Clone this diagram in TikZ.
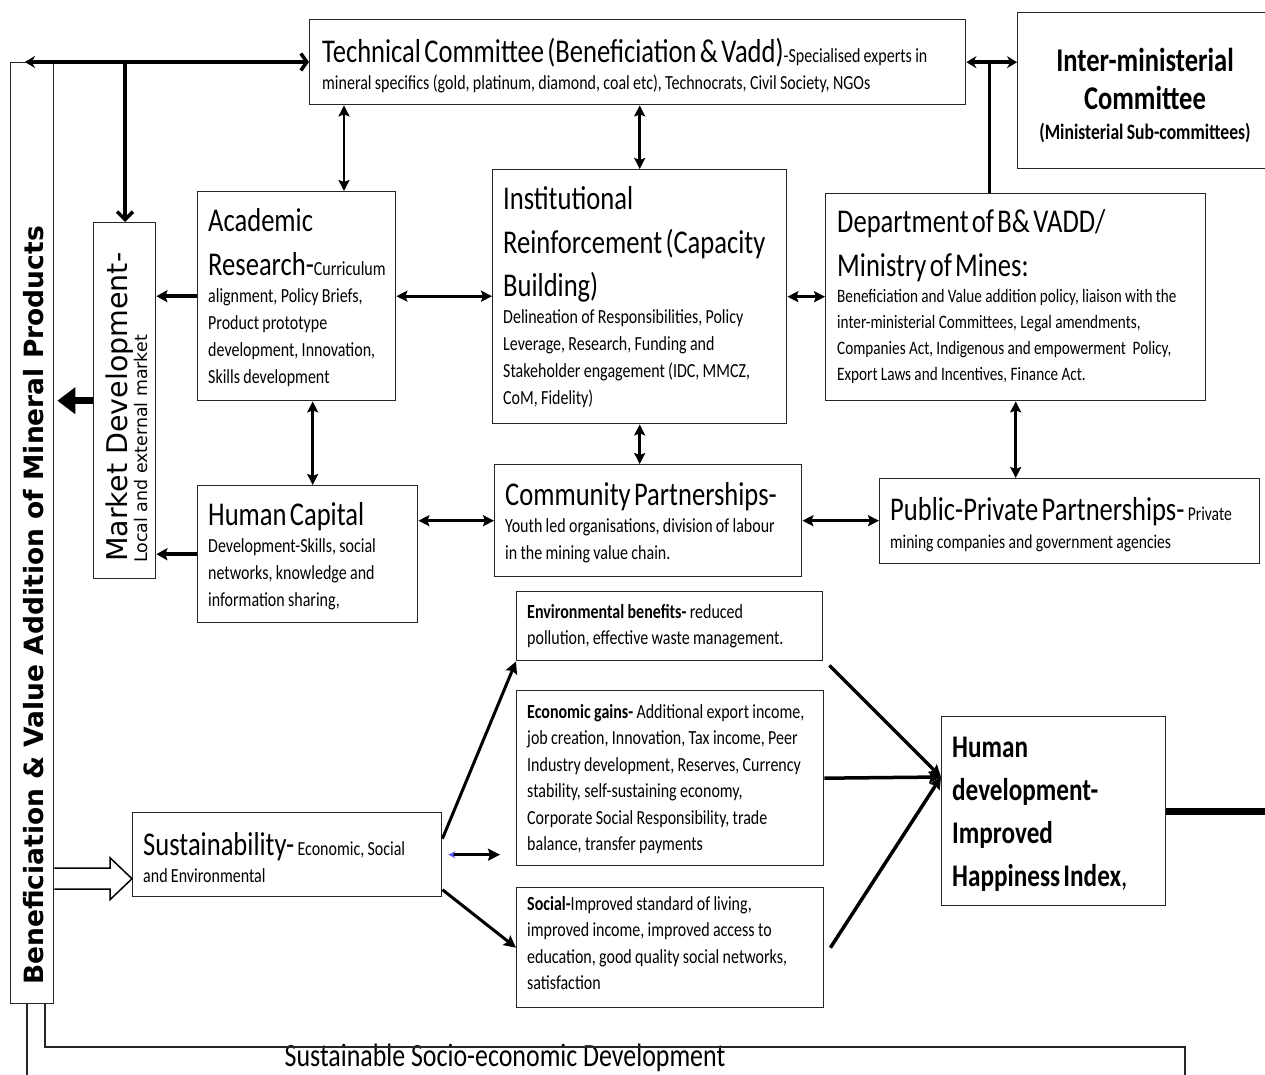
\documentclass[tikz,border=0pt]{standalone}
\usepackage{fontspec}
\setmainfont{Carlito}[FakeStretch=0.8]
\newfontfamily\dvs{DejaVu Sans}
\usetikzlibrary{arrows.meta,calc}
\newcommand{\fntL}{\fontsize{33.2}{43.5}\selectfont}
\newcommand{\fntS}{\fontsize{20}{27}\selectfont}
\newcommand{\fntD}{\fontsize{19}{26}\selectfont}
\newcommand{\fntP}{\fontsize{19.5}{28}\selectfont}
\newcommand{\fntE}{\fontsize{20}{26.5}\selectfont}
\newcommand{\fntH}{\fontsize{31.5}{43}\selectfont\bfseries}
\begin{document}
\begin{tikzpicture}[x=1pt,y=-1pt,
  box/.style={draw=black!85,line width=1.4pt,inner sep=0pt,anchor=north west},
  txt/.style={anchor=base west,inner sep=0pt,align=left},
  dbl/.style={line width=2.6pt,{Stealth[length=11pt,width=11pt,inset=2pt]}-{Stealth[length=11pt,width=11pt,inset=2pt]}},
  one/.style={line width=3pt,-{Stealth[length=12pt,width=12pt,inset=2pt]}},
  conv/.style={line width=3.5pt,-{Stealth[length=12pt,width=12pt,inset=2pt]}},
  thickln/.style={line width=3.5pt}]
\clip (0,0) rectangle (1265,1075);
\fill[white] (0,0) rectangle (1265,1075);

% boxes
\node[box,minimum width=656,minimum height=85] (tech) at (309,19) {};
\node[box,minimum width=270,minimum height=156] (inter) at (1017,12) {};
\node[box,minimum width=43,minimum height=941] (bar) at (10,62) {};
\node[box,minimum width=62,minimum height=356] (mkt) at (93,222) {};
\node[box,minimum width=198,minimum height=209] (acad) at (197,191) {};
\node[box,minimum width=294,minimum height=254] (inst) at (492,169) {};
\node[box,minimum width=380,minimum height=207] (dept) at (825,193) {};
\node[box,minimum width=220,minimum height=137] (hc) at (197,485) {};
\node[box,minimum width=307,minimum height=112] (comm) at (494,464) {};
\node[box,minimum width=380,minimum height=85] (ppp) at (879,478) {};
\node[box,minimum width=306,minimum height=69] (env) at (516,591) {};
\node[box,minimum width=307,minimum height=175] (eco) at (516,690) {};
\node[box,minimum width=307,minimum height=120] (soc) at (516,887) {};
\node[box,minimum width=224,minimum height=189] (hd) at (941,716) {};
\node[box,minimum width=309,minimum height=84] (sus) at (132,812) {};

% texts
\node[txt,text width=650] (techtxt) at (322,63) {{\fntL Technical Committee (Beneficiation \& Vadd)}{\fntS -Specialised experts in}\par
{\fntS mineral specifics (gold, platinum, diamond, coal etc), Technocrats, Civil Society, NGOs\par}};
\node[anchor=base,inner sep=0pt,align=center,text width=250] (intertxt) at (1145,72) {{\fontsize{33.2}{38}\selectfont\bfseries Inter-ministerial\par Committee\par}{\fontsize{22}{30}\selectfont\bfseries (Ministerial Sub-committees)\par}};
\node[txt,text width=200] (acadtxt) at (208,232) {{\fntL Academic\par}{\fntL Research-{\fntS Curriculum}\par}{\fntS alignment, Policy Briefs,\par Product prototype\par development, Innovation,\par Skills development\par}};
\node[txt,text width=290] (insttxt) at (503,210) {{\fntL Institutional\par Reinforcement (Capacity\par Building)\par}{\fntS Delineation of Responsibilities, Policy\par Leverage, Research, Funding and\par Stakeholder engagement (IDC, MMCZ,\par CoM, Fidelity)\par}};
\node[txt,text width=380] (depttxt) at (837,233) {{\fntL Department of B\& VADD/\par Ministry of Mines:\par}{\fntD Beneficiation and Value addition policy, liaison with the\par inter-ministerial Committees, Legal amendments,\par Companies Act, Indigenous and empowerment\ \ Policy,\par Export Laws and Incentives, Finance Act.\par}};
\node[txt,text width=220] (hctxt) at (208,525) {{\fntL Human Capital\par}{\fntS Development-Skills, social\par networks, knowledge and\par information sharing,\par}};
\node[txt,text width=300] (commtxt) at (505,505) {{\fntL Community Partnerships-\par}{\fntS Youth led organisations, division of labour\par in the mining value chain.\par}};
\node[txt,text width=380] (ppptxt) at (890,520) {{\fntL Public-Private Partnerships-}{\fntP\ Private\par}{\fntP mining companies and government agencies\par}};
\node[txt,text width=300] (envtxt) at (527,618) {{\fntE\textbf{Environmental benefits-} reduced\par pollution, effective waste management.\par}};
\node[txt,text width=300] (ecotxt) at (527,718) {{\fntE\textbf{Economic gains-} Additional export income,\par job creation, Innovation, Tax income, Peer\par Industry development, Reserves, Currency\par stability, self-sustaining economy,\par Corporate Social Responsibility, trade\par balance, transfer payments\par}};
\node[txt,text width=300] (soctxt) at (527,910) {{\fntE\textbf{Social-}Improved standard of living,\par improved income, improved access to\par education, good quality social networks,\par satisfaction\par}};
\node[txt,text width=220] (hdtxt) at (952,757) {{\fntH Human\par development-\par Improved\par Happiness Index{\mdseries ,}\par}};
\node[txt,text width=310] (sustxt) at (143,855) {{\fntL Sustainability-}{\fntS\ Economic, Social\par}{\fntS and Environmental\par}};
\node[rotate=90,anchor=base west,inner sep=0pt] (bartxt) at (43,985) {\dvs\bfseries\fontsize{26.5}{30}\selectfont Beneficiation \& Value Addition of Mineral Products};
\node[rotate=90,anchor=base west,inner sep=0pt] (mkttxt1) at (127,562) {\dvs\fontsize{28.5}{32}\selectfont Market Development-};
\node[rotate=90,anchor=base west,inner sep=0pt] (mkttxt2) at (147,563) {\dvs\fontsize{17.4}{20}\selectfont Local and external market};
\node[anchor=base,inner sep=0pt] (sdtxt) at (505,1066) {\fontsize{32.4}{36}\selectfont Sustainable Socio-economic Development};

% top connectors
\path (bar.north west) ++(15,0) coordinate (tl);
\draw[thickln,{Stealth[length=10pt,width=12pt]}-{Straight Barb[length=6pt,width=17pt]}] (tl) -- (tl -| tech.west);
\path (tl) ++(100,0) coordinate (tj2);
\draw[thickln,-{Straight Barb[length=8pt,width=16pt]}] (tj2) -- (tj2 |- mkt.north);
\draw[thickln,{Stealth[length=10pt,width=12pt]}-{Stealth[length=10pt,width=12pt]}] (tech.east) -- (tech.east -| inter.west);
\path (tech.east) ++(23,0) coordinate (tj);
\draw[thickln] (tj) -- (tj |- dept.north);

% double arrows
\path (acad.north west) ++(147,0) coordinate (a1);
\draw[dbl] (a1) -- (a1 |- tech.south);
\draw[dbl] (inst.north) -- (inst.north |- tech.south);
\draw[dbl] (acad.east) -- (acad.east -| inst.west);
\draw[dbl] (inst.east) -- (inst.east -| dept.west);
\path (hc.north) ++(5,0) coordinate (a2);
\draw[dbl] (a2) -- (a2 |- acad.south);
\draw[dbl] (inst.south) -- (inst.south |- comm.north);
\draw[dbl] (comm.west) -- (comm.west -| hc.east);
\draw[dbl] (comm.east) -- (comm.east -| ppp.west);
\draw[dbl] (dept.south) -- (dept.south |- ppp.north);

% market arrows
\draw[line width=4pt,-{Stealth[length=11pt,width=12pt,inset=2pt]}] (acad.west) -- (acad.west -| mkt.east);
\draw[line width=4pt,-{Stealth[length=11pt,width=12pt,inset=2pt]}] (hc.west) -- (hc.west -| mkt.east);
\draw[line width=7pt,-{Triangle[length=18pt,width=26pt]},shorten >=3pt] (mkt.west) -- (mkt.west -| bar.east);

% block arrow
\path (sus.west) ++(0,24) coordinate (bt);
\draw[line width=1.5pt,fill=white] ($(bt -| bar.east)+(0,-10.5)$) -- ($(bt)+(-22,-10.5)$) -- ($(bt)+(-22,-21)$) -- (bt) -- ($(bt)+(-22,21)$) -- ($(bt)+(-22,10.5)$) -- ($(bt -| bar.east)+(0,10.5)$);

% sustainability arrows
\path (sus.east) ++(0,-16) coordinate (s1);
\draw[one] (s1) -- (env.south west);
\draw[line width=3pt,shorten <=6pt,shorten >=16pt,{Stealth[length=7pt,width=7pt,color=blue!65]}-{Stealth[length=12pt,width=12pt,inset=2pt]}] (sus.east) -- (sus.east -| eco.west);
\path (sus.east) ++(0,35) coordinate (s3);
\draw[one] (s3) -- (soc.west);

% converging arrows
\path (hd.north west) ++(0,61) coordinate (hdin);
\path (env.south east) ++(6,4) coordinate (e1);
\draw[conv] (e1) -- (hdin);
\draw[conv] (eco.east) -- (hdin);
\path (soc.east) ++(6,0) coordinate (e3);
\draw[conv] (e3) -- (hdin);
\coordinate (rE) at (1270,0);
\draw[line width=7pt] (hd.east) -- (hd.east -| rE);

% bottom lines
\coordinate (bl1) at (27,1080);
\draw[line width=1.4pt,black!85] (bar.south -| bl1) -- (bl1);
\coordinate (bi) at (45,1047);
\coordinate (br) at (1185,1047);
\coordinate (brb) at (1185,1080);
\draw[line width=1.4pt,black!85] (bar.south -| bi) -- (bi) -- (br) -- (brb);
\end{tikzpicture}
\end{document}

----------

(Your instructions): Please take the lines from the beginning of the data above through the line holding "width=309,minimum height=84] (sus)" and transcribe them exactly, without any pictures.

(The response):
Clone this diagram in TikZ.
\documentclass[tikz,border=0pt]{standalone}
\usepackage{fontspec}
\setmainfont{Carlito}[FakeStretch=0.8]
\newfontfamily\dvs{DejaVu Sans}
\usetikzlibrary{arrows.meta,calc}
\newcommand{\fntL}{\fontsize{33.2}{43.5}\selectfont}
\newcommand{\fntS}{\fontsize{20}{27}\selectfont}
\newcommand{\fntD}{\fontsize{19}{26}\selectfont}
\newcommand{\fntP}{\fontsize{19.5}{28}\selectfont}
\newcommand{\fntE}{\fontsize{20}{26.5}\selectfont}
\newcommand{\fntH}{\fontsize{31.5}{43}\selectfont\bfseries}
\begin{document}
\begin{tikzpicture}[x=1pt,y=-1pt,
  box/.style={draw=black!85,line width=1.4pt,inner sep=0pt,anchor=north west},
  txt/.style={anchor=base west,inner sep=0pt,align=left},
  dbl/.style={line width=2.6pt,{Stealth[length=11pt,width=11pt,inset=2pt]}-{Stealth[length=11pt,width=11pt,inset=2pt]}},
  one/.style={line width=3pt,-{Stealth[length=12pt,width=12pt,inset=2pt]}},
  conv/.style={line width=3.5pt,-{Stealth[length=12pt,width=12pt,inset=2pt]}},
  thickln/.style={line width=3.5pt}]
\clip (0,0) rectangle (1265,1075);
\fill[white] (0,0) rectangle (1265,1075);

% boxes
\node[box,minimum width=656,minimum height=85] (tech) at (309,19) {};
\node[box,minimum width=270,minimum height=156] (inter) at (1017,12) {};
\node[box,minimum width=43,minimum height=941] (bar) at (10,62) {};
\node[box,minimum width=62,minimum height=356] (mkt) at (93,222) {};
\node[box,minimum width=198,minimum height=209] (acad) at (197,191) {};
\node[box,minimum width=294,minimum height=254] (inst) at (492,169) {};
\node[box,minimum width=380,minimum height=207] (dept) at (825,193) {};
\node[box,minimum width=220,minimum height=137] (hc) at (197,485) {};
\node[box,minimum width=307,minimum height=112] (comm) at (494,464) {};
\node[box,minimum width=380,minimum height=85] (ppp) at (879,478) {};
\node[box,minimum width=306,minimum height=69] (env) at (516,591) {};
\node[box,minimum width=307,minimum height=175] (eco) at (516,690) {};
\node[box,minimum width=307,minimum height=120] (soc) at (516,887) {};
\node[box,minimum width=224,minimum height=189] (hd) at (941,716) {};
\node[box,minimum width=309,minimum height=84] (sus) at (132,812) {};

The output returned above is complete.